Boswell Engineering was retained by the County of Passaic to provide engineering design, permitting, surveying and construction management services for the ecological restoration and rehabilitation of a 2-mile stretch of the Goffle Brook within the 103-acre Goffle Brook Park, Hawthorne, New Jersey. The Park (listed on both the State and National Register of Historic Places) was acquired in the 1920’s in order to preserve its natural beauty and prevent encroaching development.
This project demonstrates the ability to restore a damaged, riparian corridor within the 103-acre Goffle Brook Park by reducing riverbank erosion, flood damage and non-point source pollution (primarily TMDL, fecal coliform, and polluted runoff). The methods Boswell used to restore the damaged stream corridor included dredging, bioengineering and natural tiered wall systems. The structural wall systems were installed at the terminus of Second Avenue and along Goffle Road near the Warburton Avenue Bridge.

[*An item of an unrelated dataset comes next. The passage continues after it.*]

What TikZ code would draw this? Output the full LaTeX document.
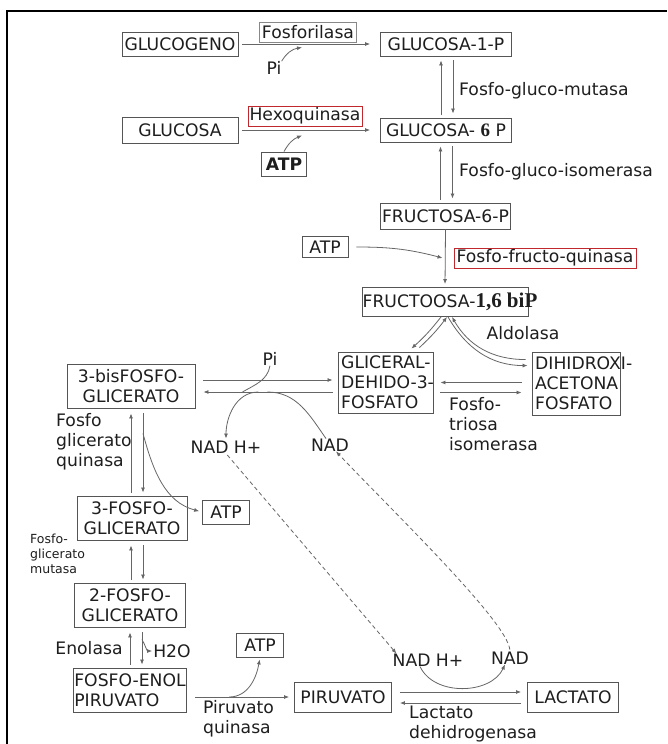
\documentclass[tikz,border=0pt]{standalone}
\usepackage{fontspec}
\setmainfont{DejaVu Sans}
\newfontfamily\serifbf{Liberation Serif}
\usetikzlibrary{arrows.meta}
\definecolor{ln}{HTML}{666666}
\definecolor{bx}{HTML}{555555}
\definecolor{tx}{HTML}{1E1E1E}
\definecolor{rd}{HTML}{C0282D}
\begin{document}
\begin{tikzpicture}[x=1pt,y=-1pt,
  every node/.style={text=tx, font=\fontsize{17.2}{20}\selectfont},
  box/.style={draw=bx, line width=0.9pt, inner sep=0pt, align=center},
  redbox/.style={draw=rd, line width=1pt, inner sep=0pt},
  lbl/.style={inner sep=0pt},
  smalllbl/.style={inner sep=0pt, font=\fontsize{12.5}{15}\selectfont},
  arr/.style={draw=ln, line width=0.8pt, -{Latex[length=5pt,width=4pt]}},
  lineonly/.style={draw=ln, line width=0.8pt},
  dsh/.style={dash pattern=on 4pt off 3pt}]
\useasboundingbox (0,0) rectangle (667,744);
\fill[white] (0,0) rectangle (667,744);
\draw[line width=2.5pt, black] (7,744) -- (7,11) -- (667,11);

% ---------- top ----------
\node[box, minimum width=116, minimum height=24] (glucogeno) at (180,44) {GLUCOGENO};
\node[box, draw=bx!70, minimum width=97, minimum height=20] (fosforilasa) at (308,32) {Fosforilasa};
\node[box, minimum width=131, minimum height=24] (g1p) at (446,44) {GLUCOSA-1-P};
\node[lbl] (pi1) at (274,68) {Pi};
\node[lbl, anchor=west] (mutasa) at (459,91) {Fosfo-gluco-mutasa};
\node[box, minimum width=116, minimum height=26] (glucosa) at (180,130) {GLUCOSA};
\node[redbox, minimum width=114, minimum height=20] (hexo) at (305,116) {Hexoquinasa};
\node[box, minimum width=131, minimum height=24] (g6p) at (446,130) {GLUCOSA- {\serifbf\bfseries\fontsize{19}{19}\selectfont 6} P};
\node[box, minimum width=45, minimum height=24] (atp1) at (284,164) {\bfseries ATP};
\node[lbl, anchor=west] (isomerasa) at (459,172) {Fosfo-gluco-isomerasa};
\node[box, minimum width=130, minimum height=26] (f6p) at (445.5,216) {FRUCTOSA-6-P};
\node[box, minimum width=46, minimum height=21] (atp2) at (325,247) {ATP};
\node[redbox, minimum width=182, minimum height=20] (pfk) at (545,258) {Fosfo-fructo-quinasa};
\node[box, minimum width=166, minimum height=29] (f16) at (445,302) {};
\node[lbl] (f16t) at (450,302) {FRUCTOOSA-{\serifbf\bfseries\fontsize{21}{21}\selectfont 1,6 biP}};

% ---------- middle ----------
\node[lbl] (aldolasa) at (523,333) {Aldolasa};
\node[box, minimum width=95, minimum height=61] (gald) at (385.5,382.5) {};
\node[lbl, anchor=west, align=left] (galdt) at (341,382.5) {GLICERAL-\\DEHIDO-3-\\FOSFATO};
\node[box, minimum width=88, minimum height=63] (dhap) at (576,383.5) {};
\node[lbl, anchor=west, align=left] (dhapt) at (535,383.5) {DIHIDROXI-\\ACETONA\\FOSFATO};
\node[lbl, anchor=north west, align=left] (tpi) at (449,397) {Fosfo-\\triosa\\isomerasa};
\node[box, minimum width=128, minimum height=44] (bisfg) at (131,386) {3-bisFOSFO-\\GLICERATO};
\node[lbl] (pi2) at (270,359) {Pi};
\node[lbl] (nadh1) at (226,447) {NAD H+};
\node[lbl] (nad1) at (330,445) {NAD};
\node[lbl, anchor=north west, align=left] (pgk) at (56,413) {Fosfo\\glicerato\\quinasa};
\node[box, minimum width=47, minimum height=24] (atp3) at (226,512) {ATP};
\node[box, minimum width=110, minimum height=44] (pg3) at (132,518) {3-FOSFO-\\GLICERATO};
\node[smalllbl, anchor=north west, align=left] (pgm) at (30,534) {Fosfo-\\glicerato\\mutasa};
\node[box, minimum width=111, minimum height=44] (pg2) at (130,605) {2-FOSFO-\\GLICERATO};

% ---------- bottom ----------
\node[lbl] (enolasa) at (89,648) {Enolasa};
\node[lbl] (h2o) at (172,651) {H2O};
\node[box, minimum width=112, minimum height=44, align=left, inner sep=1pt] (pep) at (130,690) {FOSFO-ENOL\\PIRUVATO};
\node[box, minimum width=47, minimum height=24] (atp4) at (260,645) {ATP};
\node[box, minimum width=97, minimum height=30] (pir) at (343,697) {PIRUVATO};
\node[box, minimum width=91, minimum height=30] (lac) at (573,697) {LACTATO};
\node[lbl, anchor=north west, align=left] (pk) at (203,700) {Piruvato\\quinasa};
\node[lbl] (nadh2) at (428,660) {NAD H+};
\node[lbl] (nad2) at (510,658) {NAD};
\node[lbl, anchor=north west, align=left] (ldh) at (409,706) {Lactato\\dehidrogenasa};

% ---------- connectors: top ----------
\draw[arr, shorten <=4pt, shorten >=10pt] (glucogeno.east) -- (g1p.west);
\coordinate (pj) at ([shift={(-6,5)}]fosforilasa.south);
\draw[arr] (pi1.north east) to[bend left=25] (pj);
\draw[arr, shorten <=4pt, shorten >=10pt] (glucosa.east) -- (glucosa.east -| g6p.west);
\coordinate (hj) at ([shift={(-3,9)}]hexo.south);
\draw[arr] (atp1.north) to[bend left=20] (hj);
\draw[arr, shorten <=3pt, shorten >=4pt] ([xshift=-5]g6p.north) -- ([xshift=-5]g1p.south);
\draw[arr, shorten <=4pt, shorten >=4pt] ([xshift=7]g1p.south) -- ([xshift=7]g6p.north);
\draw[arr, shorten <=3pt, shorten >=4pt] ([xshift=-5]f6p.north) -- ([xshift=-5]f6p.north |- g6p.south);
\draw[arr, shorten <=4pt, shorten >=4pt] ([xshift=7]f6p.north |- g6p.south) -- ([xshift=7]f6p.north);
\draw[arr, shorten >=3pt] (f6p.south) -- (f16.north);
\coordinate (pfkj) at ([xshift=-3]f6p.south |- pfk.west);
\draw[arr, shorten <=8pt] (atp2.east) to[out=0, in=165] (pfkj);

% ---------- aldolasa ----------
\draw[arr] ([xshift=-4]f16.south) to[bend left=5] ([shift={(-22,-3)}]gald.north east);
\draw[arr] ([shift={(-14,-4)}]gald.north east) to[bend right=5] ([xshift=2]f16.south);
\draw[arr] ([shift={(-6,8)}]dhap.north west) to[out=180, in=-60] ([xshift=7]f16.south);
\draw[arr] ([xshift=3]f16.south) to[out=-60, in=180] ([shift={(-4,14)}]dhap.north west);

% ---------- triose / G3P ----------
\draw[arr, shorten <=8pt, shorten >=5pt] ([yshift=6]bisfg.east) -- ([yshift=6]bisfg.east -| gald.west);
\draw[arr, shorten <=5pt, shorten >=8pt] ([yshift=-6]bisfg.east -| gald.west) -- ([yshift=-6]bisfg.east);
\draw[arr, shorten <=10pt, shorten >=7pt] (gald.east -| dhap.west) -- (gald.east);
\draw[arr, shorten <=7pt, shorten >=10pt] ([yshift=-10]gald.east) -- ([yshift=-10]gald.east -| dhap.west);
\coordinate (pij) at ([yshift=-6,xshift=47]bisfg.east);
\coordinate (nadhs) at ([yshift=-6,xshift=63]bisfg.east);
\coordinate (nadj) at ([yshift=-6,xshift=72]bisfg.east);
\draw[lineonly] (pi2.south) to[out=-100, in=30] (pij);
\draw[arr, shorten >=2pt] (nadhs) to[out=180, in=90] (nadh1.north);
\draw[lineonly] ([xshift=-4]nad1.north) to[out=125, in=0] (nadj);

% ---------- lower glycolysis ----------
\draw[arr, shorten <=3pt, shorten >=5pt] (bisfg.south |- pg3.north) -- (bisfg.south);
\draw[arr, shorten <=5pt, shorten >=3pt] ([xshift=12]bisfg.south) -- ([xshift=12]bisfg.south |- pg3.north);
\coordinate (pgkc) at ([shift={(12,25)}]bisfg.south);
\draw[arr, shorten >=3pt] (pgkc) to[out=-75, in=165] (atp3.west);
\draw[arr, shorten <=3pt, shorten >=5pt] (bisfg.south |- pg2.north) -- (bisfg.south |- pg3.south);
\draw[arr, shorten <=5pt, shorten >=3pt] ([xshift=12]bisfg.south |- pg3.south) -- ([xshift=12]bisfg.south |- pg2.north);
\draw[arr, shorten <=3pt, shorten >=5pt] (pg2.south |- pep.north) -- (pg2.south);
\draw[arr, shorten <=5pt, shorten >=3pt] ([xshift=12]pg2.south) -- ([xshift=12]pg2.south |- pep.north);
\coordinate (h2oc) at ([shift={(12,12)}]pg2.south);
\draw[arr, shorten >=1pt] (h2oc) to[out=-60, in=180] (h2o.west);
\draw[arr, shorten <=8pt, shorten >=5pt] (pep.east |- pir.west) -- (pir.west);
\coordinate (pkc) at ([xshift=42]pep.east |- pir.west);
\draw[arr, shorten >=2pt] (pkc) to[out=0, in=-100] (atp4.south);
\draw[arr, shorten <=8pt, shorten >=6pt] ([yshift=5]pir.east) -- ([yshift=5]pir.east -| lac.west);
\draw[arr, shorten <=6pt, shorten >=8pt] ([yshift=-6]pir.east -| lac.west) -- ([yshift=-6]pir.east);
\draw[arr] ([xshift=-8]nadh2.south) to[out=-65, in=-115] ([xshift=-5]nad2.south);

% ---------- NAD shuttle (dashed) ----------
\draw[arr, dsh, shorten <=2pt] (nadh1.south) -- ([xshift=4]nadh2.north west);
\draw[arr, dsh, shorten <=2pt] (nad2.north) .. controls +(-3,-30) and +(60,63) .. ([xshift=6]nad1.south);
\end{tikzpicture}
\end{document}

In addition to the design component of the project, the County required several approvals from the State Historic Preservation Office (SHPO) since the park was originally designed by Percival Gallagher of the world-renowned of the Olmstead Brothers Firm. Boswell worked with Richard Grubb and Associates to prepare an Area of Potential Effects (APE) survey and Application for Project Authorization (APA). Following the initial evaluation, the County retained the services of a certified historic landscape architect (Menke & Menke)to guide the proposed landscape plan and remain sensitive to the park’s original design. The vegetative community was dramatically enhanced through the selective pruning and planting of several hundred trees and shrubs along with establishing large open lawn areas. Additionally, the inclusion of a park-wide trail system achieved overall connectivity while offering a broad range of scenic viewscapes.
The project is a living example of a large-scale historic park restoration that required constant collaboration with the County and various State agencies in order to achieve the necessary balance of environmental sustainability and historic preservation. The newly restored park now provides area residents with scenic views and a comprehensive trail system that can be utilized by residents of all ages.